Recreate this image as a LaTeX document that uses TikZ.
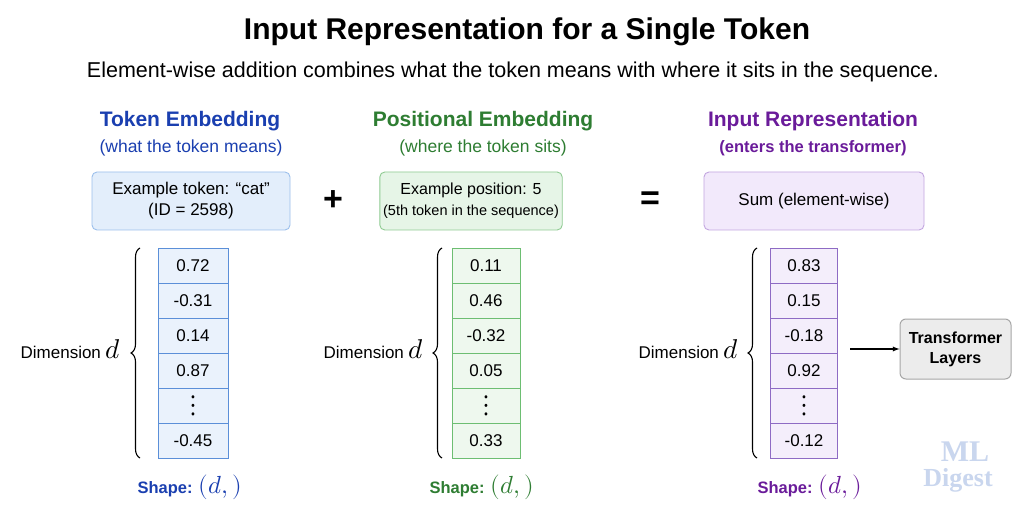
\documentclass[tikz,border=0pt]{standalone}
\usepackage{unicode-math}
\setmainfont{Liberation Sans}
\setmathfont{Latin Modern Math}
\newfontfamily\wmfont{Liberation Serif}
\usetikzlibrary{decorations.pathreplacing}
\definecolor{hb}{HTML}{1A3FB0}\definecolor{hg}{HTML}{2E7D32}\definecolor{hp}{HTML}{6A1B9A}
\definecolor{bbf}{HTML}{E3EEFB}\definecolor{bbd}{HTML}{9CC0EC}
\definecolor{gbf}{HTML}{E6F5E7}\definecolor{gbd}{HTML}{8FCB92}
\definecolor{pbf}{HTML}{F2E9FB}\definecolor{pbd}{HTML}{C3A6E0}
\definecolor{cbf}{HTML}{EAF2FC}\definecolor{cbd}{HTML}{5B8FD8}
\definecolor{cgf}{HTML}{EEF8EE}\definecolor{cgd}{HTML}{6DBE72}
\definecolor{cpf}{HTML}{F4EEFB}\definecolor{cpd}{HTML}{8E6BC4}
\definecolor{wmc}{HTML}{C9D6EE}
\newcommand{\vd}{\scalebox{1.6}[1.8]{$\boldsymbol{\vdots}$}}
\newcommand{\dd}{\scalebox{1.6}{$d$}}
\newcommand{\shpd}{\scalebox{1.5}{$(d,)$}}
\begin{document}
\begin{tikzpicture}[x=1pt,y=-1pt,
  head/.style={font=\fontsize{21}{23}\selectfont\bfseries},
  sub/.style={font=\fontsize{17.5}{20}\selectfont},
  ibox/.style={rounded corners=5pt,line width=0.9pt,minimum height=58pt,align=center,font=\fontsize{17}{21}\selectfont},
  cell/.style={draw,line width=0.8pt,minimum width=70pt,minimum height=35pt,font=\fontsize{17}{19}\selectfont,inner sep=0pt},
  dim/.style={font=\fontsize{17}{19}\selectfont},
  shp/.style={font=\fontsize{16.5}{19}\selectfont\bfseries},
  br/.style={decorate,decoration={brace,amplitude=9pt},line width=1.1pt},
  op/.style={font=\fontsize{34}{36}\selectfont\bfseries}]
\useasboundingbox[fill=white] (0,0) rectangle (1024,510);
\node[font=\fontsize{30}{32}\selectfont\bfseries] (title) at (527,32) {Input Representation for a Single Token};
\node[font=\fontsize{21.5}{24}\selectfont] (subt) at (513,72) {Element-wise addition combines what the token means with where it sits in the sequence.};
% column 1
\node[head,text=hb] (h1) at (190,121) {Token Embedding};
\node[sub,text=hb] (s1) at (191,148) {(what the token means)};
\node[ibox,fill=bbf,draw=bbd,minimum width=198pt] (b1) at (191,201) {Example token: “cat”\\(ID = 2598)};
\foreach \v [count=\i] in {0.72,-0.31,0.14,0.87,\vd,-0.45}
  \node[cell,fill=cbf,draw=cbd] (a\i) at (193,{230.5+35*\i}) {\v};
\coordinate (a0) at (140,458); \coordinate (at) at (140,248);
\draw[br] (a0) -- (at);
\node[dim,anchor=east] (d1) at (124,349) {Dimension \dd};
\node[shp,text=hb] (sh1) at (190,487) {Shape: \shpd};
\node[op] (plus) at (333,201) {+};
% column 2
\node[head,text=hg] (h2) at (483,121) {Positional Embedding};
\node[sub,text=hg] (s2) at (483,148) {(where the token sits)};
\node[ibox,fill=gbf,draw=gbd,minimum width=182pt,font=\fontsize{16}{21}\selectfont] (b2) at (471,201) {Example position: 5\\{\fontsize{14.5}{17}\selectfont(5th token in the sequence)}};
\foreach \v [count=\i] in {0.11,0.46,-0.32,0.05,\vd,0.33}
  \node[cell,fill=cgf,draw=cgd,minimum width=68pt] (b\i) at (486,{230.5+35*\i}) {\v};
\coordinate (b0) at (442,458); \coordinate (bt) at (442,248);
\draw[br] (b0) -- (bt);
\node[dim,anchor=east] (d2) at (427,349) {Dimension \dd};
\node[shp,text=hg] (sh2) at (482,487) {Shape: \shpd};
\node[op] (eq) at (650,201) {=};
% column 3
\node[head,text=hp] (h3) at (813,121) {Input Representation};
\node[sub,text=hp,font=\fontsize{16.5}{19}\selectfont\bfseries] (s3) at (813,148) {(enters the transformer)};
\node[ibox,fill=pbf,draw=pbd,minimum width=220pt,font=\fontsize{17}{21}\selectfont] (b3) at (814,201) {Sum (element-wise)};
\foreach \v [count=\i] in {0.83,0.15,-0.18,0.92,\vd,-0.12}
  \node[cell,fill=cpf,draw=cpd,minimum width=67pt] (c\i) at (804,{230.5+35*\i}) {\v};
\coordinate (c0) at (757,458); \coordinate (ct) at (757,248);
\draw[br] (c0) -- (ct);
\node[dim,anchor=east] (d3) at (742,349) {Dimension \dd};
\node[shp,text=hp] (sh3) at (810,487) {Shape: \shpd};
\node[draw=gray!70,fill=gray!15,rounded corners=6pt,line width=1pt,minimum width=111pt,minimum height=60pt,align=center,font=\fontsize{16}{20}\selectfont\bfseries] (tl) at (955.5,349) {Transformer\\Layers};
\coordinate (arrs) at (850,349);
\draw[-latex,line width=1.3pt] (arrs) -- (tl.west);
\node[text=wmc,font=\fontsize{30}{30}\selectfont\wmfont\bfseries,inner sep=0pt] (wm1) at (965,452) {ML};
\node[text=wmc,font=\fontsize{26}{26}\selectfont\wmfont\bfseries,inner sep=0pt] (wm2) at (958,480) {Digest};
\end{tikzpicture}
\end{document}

__________________________________________________

- Request: Repeat the material above word for word, please, apart from its images.

- Complete response:
Recreate this image as a LaTeX document that uses TikZ.
\documentclass[tikz,border=0pt]{standalone}
\usepackage{unicode-math}
\setmainfont{Liberation Sans}
\setmathfont{Latin Modern Math}
\newfontfamily\wmfont{Liberation Serif}
\usetikzlibrary{decorations.pathreplacing}
\definecolor{hb}{HTML}{1A3FB0}\definecolor{hg}{HTML}{2E7D32}\definecolor{hp}{HTML}{6A1B9A}
\definecolor{bbf}{HTML}{E3EEFB}\definecolor{bbd}{HTML}{9CC0EC}
\definecolor{gbf}{HTML}{E6F5E7}\definecolor{gbd}{HTML}{8FCB92}
\definecolor{pbf}{HTML}{F2E9FB}\definecolor{pbd}{HTML}{C3A6E0}
\definecolor{cbf}{HTML}{EAF2FC}\definecolor{cbd}{HTML}{5B8FD8}
\definecolor{cgf}{HTML}{EEF8EE}\definecolor{cgd}{HTML}{6DBE72}
\definecolor{cpf}{HTML}{F4EEFB}\definecolor{cpd}{HTML}{8E6BC4}
\definecolor{wmc}{HTML}{C9D6EE}
\newcommand{\vd}{\scalebox{1.6}[1.8]{$\boldsymbol{\vdots}$}}
\newcommand{\dd}{\scalebox{1.6}{$d$}}
\newcommand{\shpd}{\scalebox{1.5}{$(d,)$}}
\begin{document}
\begin{tikzpicture}[x=1pt,y=-1pt,
  head/.style={font=\fontsize{21}{23}\selectfont\bfseries},
  sub/.style={font=\fontsize{17.5}{20}\selectfont},
  ibox/.style={rounded corners=5pt,line width=0.9pt,minimum height=58pt,align=center,font=\fontsize{17}{21}\selectfont},
  cell/.style={draw,line width=0.8pt,minimum width=70pt,minimum height=35pt,font=\fontsize{17}{19}\selectfont,inner sep=0pt},
  dim/.style={font=\fontsize{17}{19}\selectfont},
  shp/.style={font=\fontsize{16.5}{19}\selectfont\bfseries},
  br/.style={decorate,decoration={brace,amplitude=9pt},line width=1.1pt},
  op/.style={font=\fontsize{34}{36}\selectfont\bfseries}]
\useasboundingbox[fill=white] (0,0) rectangle (1024,510);
\node[font=\fontsize{30}{32}\selectfont\bfseries] (title) at (527,32) {Input Representation for a Single Token};
\node[font=\fontsize{21.5}{24}\selectfont] (subt) at (513,72) {Element-wise addition combines what the token means with where it sits in the sequence.};
% column 1
\node[head,text=hb] (h1) at (190,121) {Token Embedding};
\node[sub,text=hb] (s1) at (191,148) {(what the token means)};
\node[ibox,fill=bbf,draw=bbd,minimum width=198pt] (b1) at (191,201) {Example token: “cat”\\(ID = 2598)};
\foreach \v [count=\i] in {0.72,-0.31,0.14,0.87,\vd,-0.45}
  \node[cell,fill=cbf,draw=cbd] (a\i) at (193,{230.5+35*\i}) {\v};
\coordinate (a0) at (140,458); \coordinate (at) at (140,248);
\draw[br] (a0) -- (at);
\node[dim,anchor=east] (d1) at (124,349) {Dimension \dd};
\node[shp,text=hb] (sh1) at (190,487) {Shape: \shpd};
\node[op] (plus) at (333,201) {+};
% column 2
\node[head,text=hg] (h2) at (483,121) {Positional Embedding};
\node[sub,text=hg] (s2) at (483,148) {(where the token sits)};
\node[ibox,fill=gbf,draw=gbd,minimum width=182pt,font=\fontsize{16}{21}\selectfont] (b2) at (471,201) {Example position: 5\\{\fontsize{14.5}{17}\selectfont(5th token in the sequence)}};
\foreach \v [count=\i] in {0.11,0.46,-0.32,0.05,\vd,0.33}
  \node[cell,fill=cgf,draw=cgd,minimum width=68pt] (b\i) at (486,{230.5+35*\i}) {\v};
\coordinate (b0) at (442,458); \coordinate (bt) at (442,248);
\draw[br] (b0) -- (bt);
\node[dim,anchor=east] (d2) at (427,349) {Dimension \dd};
\node[shp,text=hg] (sh2) at (482,487) {Shape: \shpd};
\node[op] (eq) at (650,201) {=};
% column 3
\node[head,text=hp] (h3) at (813,121) {Input Representation};
\node[sub,text=hp,font=\fontsize{16.5}{19}\selectfont\bfseries] (s3) at (813,148) {(enters the transformer)};
\node[ibox,fill=pbf,draw=pbd,minimum width=220pt,font=\fontsize{17}{21}\selectfont] (b3) at (814,201) {Sum (element-wise)};
\foreach \v [count=\i] in {0.83,0.15,-0.18,0.92,\vd,-0.12}
  \node[cell,fill=cpf,draw=cpd,minimum width=67pt] (c\i) at (804,{230.5+35*\i}) {\v};
\coordinate (c0) at (757,458); \coordinate (ct) at (757,248);
\draw[br] (c0) -- (ct);
\node[dim,anchor=east] (d3) at (742,349) {Dimension \dd};
\node[shp,text=hp] (sh3) at (810,487) {Shape: \shpd};
\node[draw=gray!70,fill=gray!15,rounded corners=6pt,line width=1pt,minimum width=111pt,minimum height=60pt,align=center,font=\fontsize{16}{20}\selectfont\bfseries] (tl) at (955.5,349) {Transformer\\Layers};
\coordinate (arrs) at (850,349);
\draw[-latex,line width=1.3pt] (arrs) -- (tl.west);
\node[text=wmc,font=\fontsize{30}{30}\selectfont\wmfont\bfseries,inner sep=0pt] (wm1) at (965,452) {ML};
\node[text=wmc,font=\fontsize{26}{26}\selectfont\wmfont\bfseries,inner sep=0pt] (wm2) at (958,480) {Digest};
\end{tikzpicture}
\end{document}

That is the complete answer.